In many respects, the contributions of Judaism and Jewish philosophers to the philosophy of religion parallel the contributions made by Christianity and Islam. The concepts and problems addressed by thinkers in the three religions are largely identical: for example, the existence of God, the problem of evil, foreknowledge and free will, the status of divine command morality, creation, and providence. Furthermore, the responses promulgated by Jewish philosophers often converge with responses propounded by Muslim and Christian counterparts.
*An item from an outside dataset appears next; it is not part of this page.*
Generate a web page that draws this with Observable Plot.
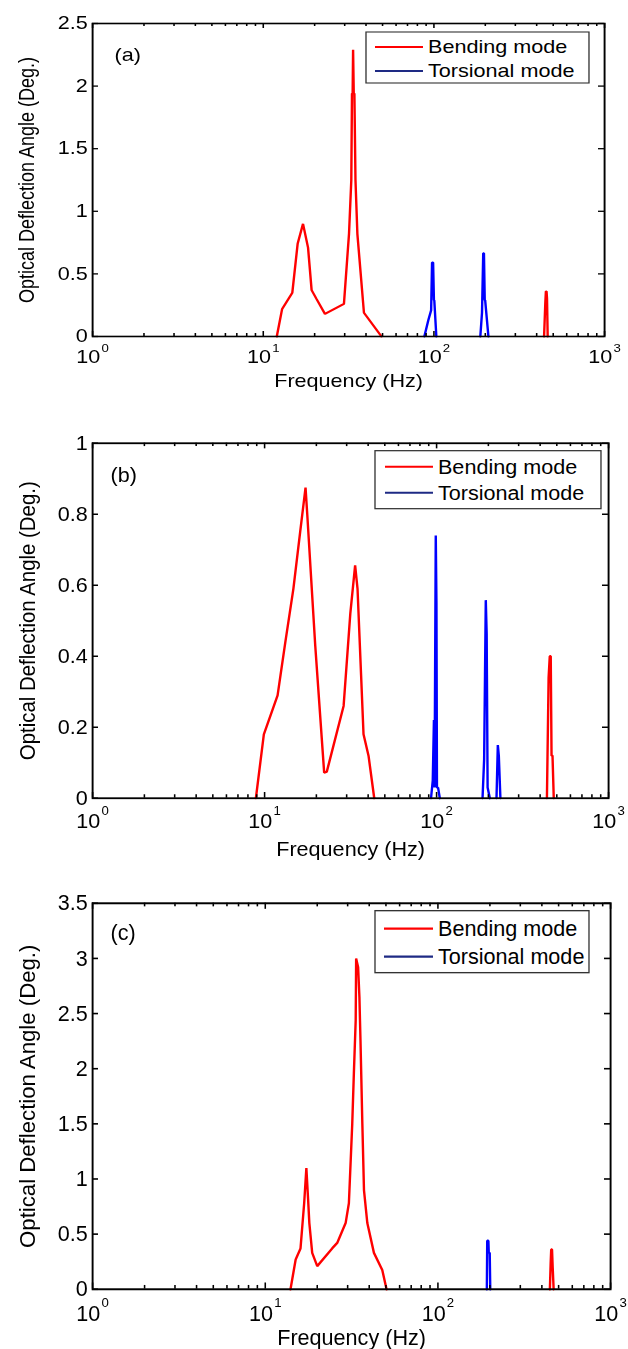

This is hardly surprising, since in the tenth through twelfth centuries it was exposure to Islamic thought that gave rise to the whole Jewish enterprise, and subsequently, in the later Middle Ages, Christian scholasticism exerted signi cant impact on Jewish philosophy (Berger 1997; Rudavsky 2003). Yet, despite the overlap just described, ancient Jewish texts and later Jewish philosophers sometimes contributed incisive ideas, arguments, and approaches that advance discussion and which it would be unfair to label redundant. In addition, certain issues that Jewish philosophers addressed, primarily in the modern period – for example, the meaning of ‘chosenness,’ the bindingness of Sinaitic imperatives, Jewish identity, and Zionism – were endemic to Jewish thought. Notwithstanding the salience in modern times of these more particularistic topics, in what follows the emphasis is on a highly select group of issues that occupy a place in all the theistic religions and are the stuff of analytic philosophy of religion.